### Stated exercise
From the entries below, copy out every line with "this" in it.

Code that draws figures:
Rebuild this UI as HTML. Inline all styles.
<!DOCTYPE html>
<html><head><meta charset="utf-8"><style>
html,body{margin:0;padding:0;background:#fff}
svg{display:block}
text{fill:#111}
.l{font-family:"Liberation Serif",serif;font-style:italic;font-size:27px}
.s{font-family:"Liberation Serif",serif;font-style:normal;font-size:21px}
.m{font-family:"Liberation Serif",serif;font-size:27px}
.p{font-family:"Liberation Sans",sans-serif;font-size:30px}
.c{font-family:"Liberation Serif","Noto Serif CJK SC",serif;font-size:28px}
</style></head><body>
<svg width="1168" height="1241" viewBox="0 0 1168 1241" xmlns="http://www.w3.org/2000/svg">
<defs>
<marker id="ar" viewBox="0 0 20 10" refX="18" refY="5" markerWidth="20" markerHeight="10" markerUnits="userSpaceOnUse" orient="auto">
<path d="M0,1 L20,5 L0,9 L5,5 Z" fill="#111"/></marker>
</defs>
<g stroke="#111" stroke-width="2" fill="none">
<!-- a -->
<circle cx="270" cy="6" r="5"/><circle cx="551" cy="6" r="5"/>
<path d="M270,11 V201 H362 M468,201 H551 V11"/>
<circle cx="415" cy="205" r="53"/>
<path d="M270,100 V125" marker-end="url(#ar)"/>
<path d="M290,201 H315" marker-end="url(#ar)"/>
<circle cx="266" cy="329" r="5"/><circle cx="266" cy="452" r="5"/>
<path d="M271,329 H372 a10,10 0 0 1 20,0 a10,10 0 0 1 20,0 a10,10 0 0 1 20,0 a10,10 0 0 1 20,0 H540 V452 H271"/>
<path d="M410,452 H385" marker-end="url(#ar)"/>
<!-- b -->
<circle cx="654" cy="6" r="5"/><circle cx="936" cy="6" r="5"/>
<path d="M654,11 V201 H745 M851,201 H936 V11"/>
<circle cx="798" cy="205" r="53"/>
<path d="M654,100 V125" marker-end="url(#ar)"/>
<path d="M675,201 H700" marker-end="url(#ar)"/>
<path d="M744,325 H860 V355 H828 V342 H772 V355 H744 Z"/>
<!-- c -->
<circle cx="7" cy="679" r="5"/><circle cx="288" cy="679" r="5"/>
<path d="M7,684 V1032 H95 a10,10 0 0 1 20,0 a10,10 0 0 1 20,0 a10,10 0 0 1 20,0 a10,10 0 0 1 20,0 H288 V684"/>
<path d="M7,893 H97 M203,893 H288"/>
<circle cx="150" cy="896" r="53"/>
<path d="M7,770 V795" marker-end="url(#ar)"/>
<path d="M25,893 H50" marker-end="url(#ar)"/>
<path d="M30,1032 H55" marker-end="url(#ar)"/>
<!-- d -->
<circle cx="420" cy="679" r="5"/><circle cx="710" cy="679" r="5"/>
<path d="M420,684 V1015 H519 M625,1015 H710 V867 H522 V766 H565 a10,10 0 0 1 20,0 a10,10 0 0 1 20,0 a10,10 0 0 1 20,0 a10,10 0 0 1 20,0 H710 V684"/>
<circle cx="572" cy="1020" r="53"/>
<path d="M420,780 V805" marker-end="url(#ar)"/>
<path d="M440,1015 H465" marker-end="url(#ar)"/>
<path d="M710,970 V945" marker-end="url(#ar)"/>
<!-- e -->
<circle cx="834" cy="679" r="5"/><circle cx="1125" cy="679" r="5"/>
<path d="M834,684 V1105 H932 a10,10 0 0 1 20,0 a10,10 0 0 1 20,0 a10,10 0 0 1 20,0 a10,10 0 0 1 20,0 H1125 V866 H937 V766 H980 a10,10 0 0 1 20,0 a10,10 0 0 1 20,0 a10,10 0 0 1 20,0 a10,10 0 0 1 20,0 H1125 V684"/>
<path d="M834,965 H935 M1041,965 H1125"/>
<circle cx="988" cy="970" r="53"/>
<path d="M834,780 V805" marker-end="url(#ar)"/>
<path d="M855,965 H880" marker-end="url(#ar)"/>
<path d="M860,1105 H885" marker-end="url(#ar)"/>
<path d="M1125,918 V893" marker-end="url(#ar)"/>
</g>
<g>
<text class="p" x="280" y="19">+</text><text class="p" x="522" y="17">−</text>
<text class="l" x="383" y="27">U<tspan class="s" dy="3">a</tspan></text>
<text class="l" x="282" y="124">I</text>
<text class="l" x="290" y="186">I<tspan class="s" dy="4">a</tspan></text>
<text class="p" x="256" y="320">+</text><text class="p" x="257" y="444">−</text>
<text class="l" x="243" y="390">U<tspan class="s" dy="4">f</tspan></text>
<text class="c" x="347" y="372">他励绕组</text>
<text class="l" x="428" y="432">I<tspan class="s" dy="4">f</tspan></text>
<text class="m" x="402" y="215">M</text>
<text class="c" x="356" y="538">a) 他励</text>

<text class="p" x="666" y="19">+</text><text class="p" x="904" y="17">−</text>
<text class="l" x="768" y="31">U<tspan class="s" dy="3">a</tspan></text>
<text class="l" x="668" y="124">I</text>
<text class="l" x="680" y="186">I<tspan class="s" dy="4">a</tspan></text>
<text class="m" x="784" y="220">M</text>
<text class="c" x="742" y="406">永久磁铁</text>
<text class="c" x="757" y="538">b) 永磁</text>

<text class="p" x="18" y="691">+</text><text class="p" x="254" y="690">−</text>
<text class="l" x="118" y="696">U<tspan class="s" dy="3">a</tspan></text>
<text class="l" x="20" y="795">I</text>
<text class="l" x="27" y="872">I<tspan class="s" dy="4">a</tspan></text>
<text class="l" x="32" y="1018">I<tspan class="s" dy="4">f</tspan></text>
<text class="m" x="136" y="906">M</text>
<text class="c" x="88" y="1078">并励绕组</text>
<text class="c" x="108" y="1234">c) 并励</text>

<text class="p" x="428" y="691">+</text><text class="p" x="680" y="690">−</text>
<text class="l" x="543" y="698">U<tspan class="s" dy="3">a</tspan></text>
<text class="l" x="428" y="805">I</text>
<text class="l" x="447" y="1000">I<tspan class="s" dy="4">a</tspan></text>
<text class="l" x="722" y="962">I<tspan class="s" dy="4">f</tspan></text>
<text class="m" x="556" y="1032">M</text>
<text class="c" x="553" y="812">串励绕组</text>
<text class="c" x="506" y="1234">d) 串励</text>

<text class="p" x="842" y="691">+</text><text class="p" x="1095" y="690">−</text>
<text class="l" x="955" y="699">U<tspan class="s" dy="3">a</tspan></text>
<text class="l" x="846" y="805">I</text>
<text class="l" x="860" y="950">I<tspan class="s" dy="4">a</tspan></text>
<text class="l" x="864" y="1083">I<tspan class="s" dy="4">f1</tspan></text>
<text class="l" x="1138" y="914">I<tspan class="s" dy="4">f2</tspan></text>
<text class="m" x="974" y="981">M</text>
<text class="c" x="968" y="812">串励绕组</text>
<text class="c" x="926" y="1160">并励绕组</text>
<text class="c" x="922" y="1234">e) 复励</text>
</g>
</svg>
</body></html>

...

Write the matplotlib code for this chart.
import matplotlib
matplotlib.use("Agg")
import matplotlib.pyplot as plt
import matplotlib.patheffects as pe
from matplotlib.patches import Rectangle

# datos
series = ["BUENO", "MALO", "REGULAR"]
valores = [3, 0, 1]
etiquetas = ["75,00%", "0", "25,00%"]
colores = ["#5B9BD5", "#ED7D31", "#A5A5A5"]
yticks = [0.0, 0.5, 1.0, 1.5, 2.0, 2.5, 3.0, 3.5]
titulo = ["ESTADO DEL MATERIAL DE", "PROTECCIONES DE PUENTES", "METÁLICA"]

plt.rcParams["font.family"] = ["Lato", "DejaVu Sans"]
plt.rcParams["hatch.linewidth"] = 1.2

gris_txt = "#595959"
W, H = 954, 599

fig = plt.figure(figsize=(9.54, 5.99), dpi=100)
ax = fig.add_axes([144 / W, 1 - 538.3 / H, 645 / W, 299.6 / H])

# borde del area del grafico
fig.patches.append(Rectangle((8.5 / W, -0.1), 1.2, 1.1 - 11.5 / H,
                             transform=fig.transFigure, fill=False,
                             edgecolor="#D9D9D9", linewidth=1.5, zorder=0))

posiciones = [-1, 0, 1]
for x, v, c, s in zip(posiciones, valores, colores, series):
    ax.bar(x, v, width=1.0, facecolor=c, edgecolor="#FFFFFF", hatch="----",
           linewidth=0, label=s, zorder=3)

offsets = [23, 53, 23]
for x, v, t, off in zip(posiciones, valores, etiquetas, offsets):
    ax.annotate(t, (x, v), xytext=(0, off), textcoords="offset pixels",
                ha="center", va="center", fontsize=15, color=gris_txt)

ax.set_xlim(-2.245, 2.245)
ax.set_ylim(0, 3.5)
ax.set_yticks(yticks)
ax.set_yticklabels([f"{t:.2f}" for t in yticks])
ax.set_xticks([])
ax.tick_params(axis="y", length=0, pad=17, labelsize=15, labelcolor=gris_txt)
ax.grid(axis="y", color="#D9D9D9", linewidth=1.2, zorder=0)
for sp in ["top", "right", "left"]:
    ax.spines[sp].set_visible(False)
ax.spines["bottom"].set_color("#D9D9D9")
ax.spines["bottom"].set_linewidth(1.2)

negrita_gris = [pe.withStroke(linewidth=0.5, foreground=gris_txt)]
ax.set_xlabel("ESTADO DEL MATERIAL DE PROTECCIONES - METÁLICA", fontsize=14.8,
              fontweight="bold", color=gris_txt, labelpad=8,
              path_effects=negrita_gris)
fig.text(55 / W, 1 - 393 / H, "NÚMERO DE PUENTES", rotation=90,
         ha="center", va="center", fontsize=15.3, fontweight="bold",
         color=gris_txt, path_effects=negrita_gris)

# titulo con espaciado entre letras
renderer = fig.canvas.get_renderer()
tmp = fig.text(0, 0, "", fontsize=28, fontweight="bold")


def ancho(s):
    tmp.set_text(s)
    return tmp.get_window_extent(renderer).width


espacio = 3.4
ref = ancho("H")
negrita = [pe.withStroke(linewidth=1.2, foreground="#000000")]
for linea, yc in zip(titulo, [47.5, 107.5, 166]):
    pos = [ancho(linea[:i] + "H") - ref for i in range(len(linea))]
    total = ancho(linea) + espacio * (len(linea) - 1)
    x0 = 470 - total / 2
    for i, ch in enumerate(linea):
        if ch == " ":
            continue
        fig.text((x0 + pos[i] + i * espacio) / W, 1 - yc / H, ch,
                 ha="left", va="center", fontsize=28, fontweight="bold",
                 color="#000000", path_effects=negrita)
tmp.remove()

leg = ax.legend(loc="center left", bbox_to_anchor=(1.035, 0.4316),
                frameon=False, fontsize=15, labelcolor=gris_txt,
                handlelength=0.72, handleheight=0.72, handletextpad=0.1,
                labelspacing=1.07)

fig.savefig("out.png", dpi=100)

### Task response
Rebuild this UI as HTML. Inline all styles.
Write the matplotlib code for this chart.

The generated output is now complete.